Ripple defense attorney files motion to withdraw from SEC case
Kylie Chiseul Kim, a key defense attorney for Ripple Labs in its ongoing litigation against the SEC, has submitted a motion to withdraw from the case due to her departure from the law firm representing Ripple.
In a development from the high-profile litigation between Ripple Labs Inc. and the U.S. Securities and Exchange Commission (SEC), Ripple’s defense attorney, Kylie Chiseul Kim, has submitted a motion to the Southern District of New York, seeking to withdraw from the case.
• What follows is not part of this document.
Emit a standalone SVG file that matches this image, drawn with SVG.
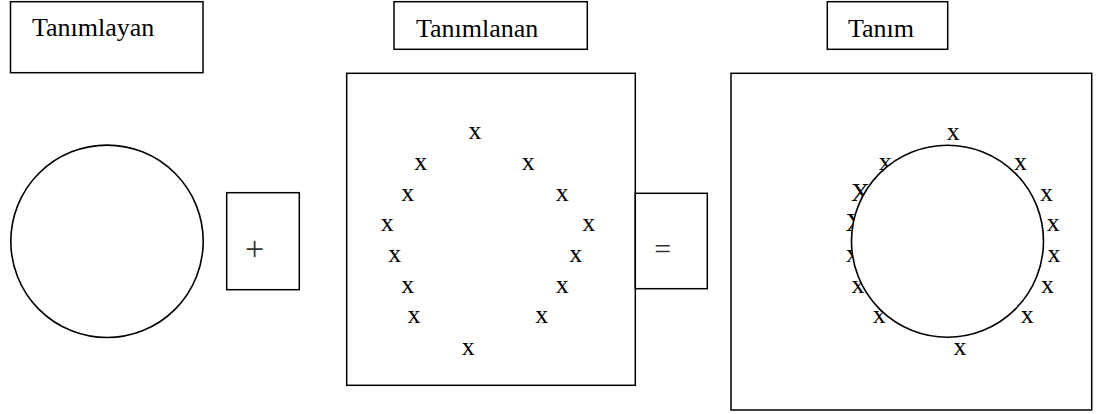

Kim has been a key legal figure in this ongoing lawsuit and her withdrawal raises some questions. However, she has stated in her motion that her exit is due to her dissociation with Kellogg, Hansen, Todd, Figel & Frederick, P.L.L.C., the legal firm currently representing Ripple Labs.
Kim’s decision to depart comes almost a year after she and fellow attorney Clayton J. Masterman joined Ripple’s legal team in July 2022.
This was amidst an escalating SEC lawsuit against Ripple, its CEO Brad Garlinghouse, and co-founder Christian Larsen. At the time, their inclusion was perceived as a move to bolster Ripple’s defense against the SEC.
Following Kim’s withdrawal, the rest of the legal team at Kellogg, Hansen, Todd, Figel & Frederick, P.L.L.C., along with counsel from Debevoise & Plimpton LLP, will continue to represent Ripple Labs in this litigation.
News of Kim’s exit has ignited various reactions across the Twittersphere. The unexpected move has left many pondering about its potential implications for the ongoing lawsuit.
A consensus among users seems to be that Kim’s departure is a professional transition, not necessarily indicative of any fundamental shift in the case’s trajectory.
A segment of Twitter users speculated that Kim may have been awaiting the lawsuit’s resolution before embarking on her new career move. However, without confirmation from Kim herself, these speculations remain conjecture.
While the ripple effects of this change within Ripple Labs’ legal team are yet to be seen, for now, it appears to be business as usual for the defense as they continue their legal battle with the SEC.